Chaos.
One of my elderly friends phones early in the morning, asking if she can have a lift into town to do some shopping. John is going out anyway so he says he will pick her up.
I go out to try and get mealie meal for Elizabeth and find that overnight it has gone from $230 for 10kgs to $300 - and the US$ rate has dropped. At times, nowhere kills my faith in humanity more than Zimbabwe does. If anyone can make a quick buck they will, even out of the poorest, most vulnerable section of society.

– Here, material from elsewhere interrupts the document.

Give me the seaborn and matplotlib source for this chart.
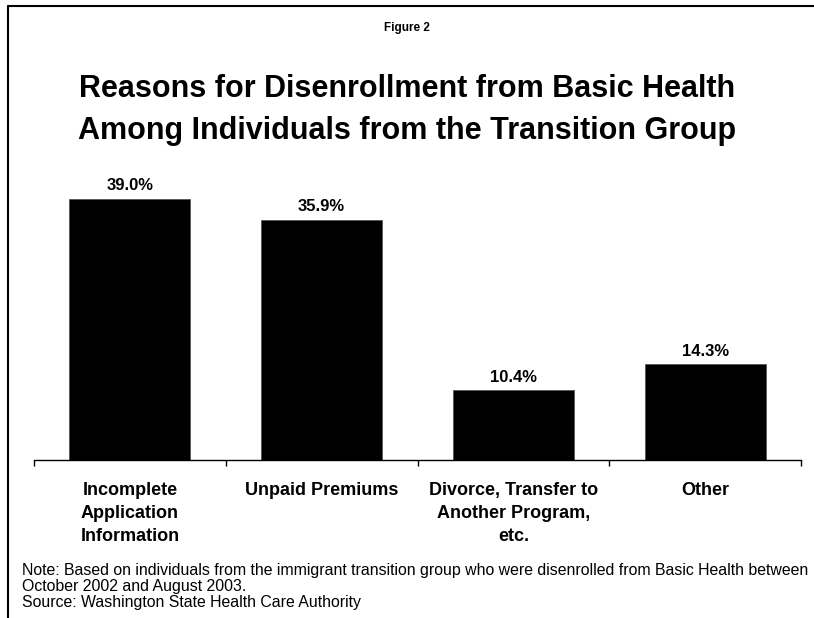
import matplotlib
matplotlib.use("Agg")
import matplotlib.pyplot as plt
import seaborn as sns
import pandas as pd
from matplotlib.lines import Line2D
from matplotlib.ticker import FixedLocator

categories = ["Incomplete\nApplication\nInformation", "Unpaid Premiums",
              "Divorce, Transfer to\nAnother Program,\netc.", "Other"]
values = [39.0, 35.9, 10.4, 14.3]
value_labels = ["39.0%", "35.9%", "10.4%", "14.3%"]

sns.set_theme(style="white")
plt.rcParams["font.family"] = ["Liberation Sans", "DejaVu Sans"]
plt.rcParams["text.color"] = "black"

W, H = 814, 618
fig = plt.figure(figsize=(W / 100, H / 100), dpi=100)
fig.patch.set_facecolor("white")

ax = fig.add_axes([34 / W, 1 - 460 / H, 767 / W, 290 / H])
df = pd.DataFrame({"cat": categories, "val": values})
sns.barplot(data=df, x="cat", y="val", color="black", width=0.63,
            saturation=1, ax=ax, edgecolor="#555555", linewidth=0.6)
ax.set_ylim(0, 43.3)
ax.set_xlim(-0.5, 3.5)
for s in ["top", "right", "left"]:
    ax.spines[s].set_visible(False)
ax.spines["bottom"].set_color("black")
ax.spines["bottom"].set_linewidth(1.0)
ax.set_yticks([])
ax.set_xlabel("")
ax.set_ylabel("")
ax.xaxis.set_minor_locator(FixedLocator([-0.5, 0.5, 1.5, 2.5, 3.5]))
ax.tick_params(axis="x", which="minor", bottom=True, length=4.5, width=1, color="black", direction="out")
ax.tick_params(axis="x", which="major", bottom=True, length=0, pad=16)
for lbl in ax.get_xticklabels():
    lbl.set_fontweight("bold")
    lbl.set_fontsize(13)
    lbl.set_linespacing(1.45)
    lbl.set_color("black")

ax.bar_label(ax.containers[0], labels=value_labels, padding=4,
             fontsize=12, fontweight="bold", color="black")

fig.text(0.5, 1 - 28 / H, "Figure 2", ha="center", va="center",
         fontsize=8.5, fontweight="bold", color="black")
fig.text(0.5, 1 - 110 / H,
         "Reasons for Disenrollment from Basic Health\nAmong Individuals from the Transition Group",
         ha="center", va="center", fontsize=22, fontweight="bold", linespacing=1.5, color="black")

notes = ["Note: Based on individuals from the immigrant transition group who were disenrolled from Basic Health between",
         "October 2002 and August 2003.",
         "Source: Washington State Health Care Authority"]
for i, t in enumerate(notes):
    fig.text(22 / W, 1 - (570 + 16 * i) / H, t, ha="left", va="center", fontsize=11.4, color="black")

fig.add_artist(Line2D([8 / W, 1], [1 - 5.5 / H, 1 - 5.5 / H], color="black", lw=1.5,
                      transform=fig.transFigure))
fig.add_artist(Line2D([8 / W, 8 / W], [1 - 5.5 / H, 0], color="black", lw=1.5,
                      transform=fig.transFigure))

fig.savefig("out.png", dpi=100)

At TelOne, I wait in a ginormous queue to buy a top-up voucher for the Internet as no one is sure whether they will be open next week. I overhear a man in the queue talking about Thorgrove, the infectious diseases hospital to which all COVID-19 cases are being referred:
'Thorngrove! Does anyone know anyone who has come out of there alive?'
I am so happy when I at last get home. We decide to take the dogs out for a walk. At the gate of Hillside Dams, the man in charge jokes that Rolo needs to wash his paws before coming in. Rolo growls at him in response. He then tells us that they will be closed from Monday which is pretty devastating news.
On the walk, we bump into a lady with two dogs. Tallulah is off the lead and she goes roaring up to them - but doesn't do anything besides sniff them out. This is most unusual and I can only think Sian's dog communication is working.
John plants the lettuces, chermolia and spinach seedlings that I bought yesterday and I mark entries for my school's literary festival. Everything is very unsettled: so normal, so strange.